La jeunesse algérienne ne peut pas accepter la mascarade électorale d’un système où le ministre de la Jeunesse de 1962 est encore au pouvoir en 2014, une fois devenu grabataire. Quelle image est ainsi renvoyée à la jeunesse ? Bien sûr, les zélateurs du régime argueront que l’élection s’est globalement déroulée dans le calme. Mais tout au long de la campagne électorale, le débat s’est réduit à un combat biaisé entre deux représentants d’un même système à bout de souffle et que l’opposition s’est abstenue d’arbitrer. Pour l’instant.

Cette réélection ne sera en rien une surprise et alors que les bureaux de vote ont fermé, il reste un mince espoir : celui d’une transition sérieuse pour faire oublier ce 17 avril funeste et redonner un peu d’espoir à des Algériens fatigués devant tant de mépris affiché.

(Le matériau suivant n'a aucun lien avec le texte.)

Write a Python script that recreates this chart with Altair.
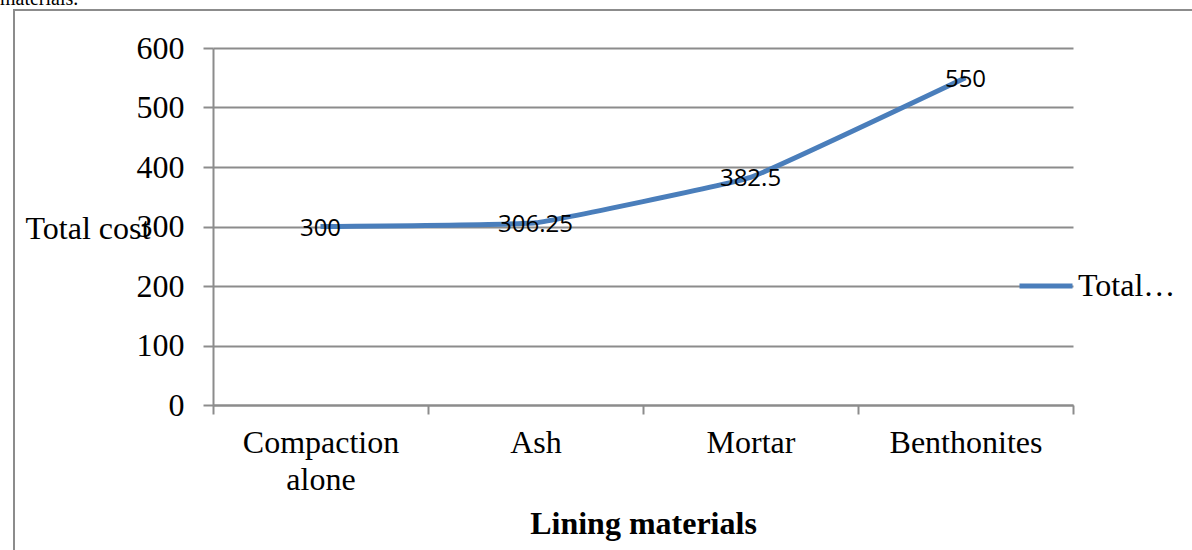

On préférera rire avec les moqueurs pour qui Bouteflika est « réélu dans un fauteuil » dans un pays où « tout marche comme sur des roulettes ». On pourra aussi pleurer devant cette dernière image, véritable condensé, du rapport des politiques à la situation de l’Algérie.

Si le pays continue à rouler, c’est, en effet, bel et bien grâce aux roulettes du pétrole. Chaque jour, le devenir du pays se joue non pas dans des usines à Constantine, Annaba, Oran ou Alger, mais bien à la Bourse de Londres où le Sahara Blend, le pétrole algérien, est coté. Ainsi, chaque jour, le pays dépense ce que le pétrole lui rapporte. Inconscient du lendemain.

Mais un jour, il devra affronter la réalité, celle d’un pays qui ne produit rien et d’une population qui ne sait rien faire d’autre que profiter du système, chacun avec ses méthodes. Dans l’Algérie de Bouteflika, même le pétrole est extrait grâce à l’aide obligatoire des étrangers, Sonatrach ne sachant toujours pas travailler seule comme une grande compagnie.

En réalité, l’économie algérienne hors pétrole ressemble à celle de ses voisins sahéliens qu’on appelle ici « les Africains », avec une pointe de mépris. Guère plus brillante que celle du Mali ou du Niger. Il faut oser le reconnaitre et quand les organismes internationaux prévoient 4% de croissance, ils ne disent pas, pudiques, que cette croissance est le fait des hydrocarbures et combien l’Algérie ne produit quasiment rien. Une sorte d’économie populaire sans les Soviets qui vont avec. Un gout d’amertume dans un pays où finalement rien ne va. Malgré tout cela, Monsieur le Président, vous allez être réélu dans un pays sur roulettes ! Il n’y a pas de quoi faire la fête.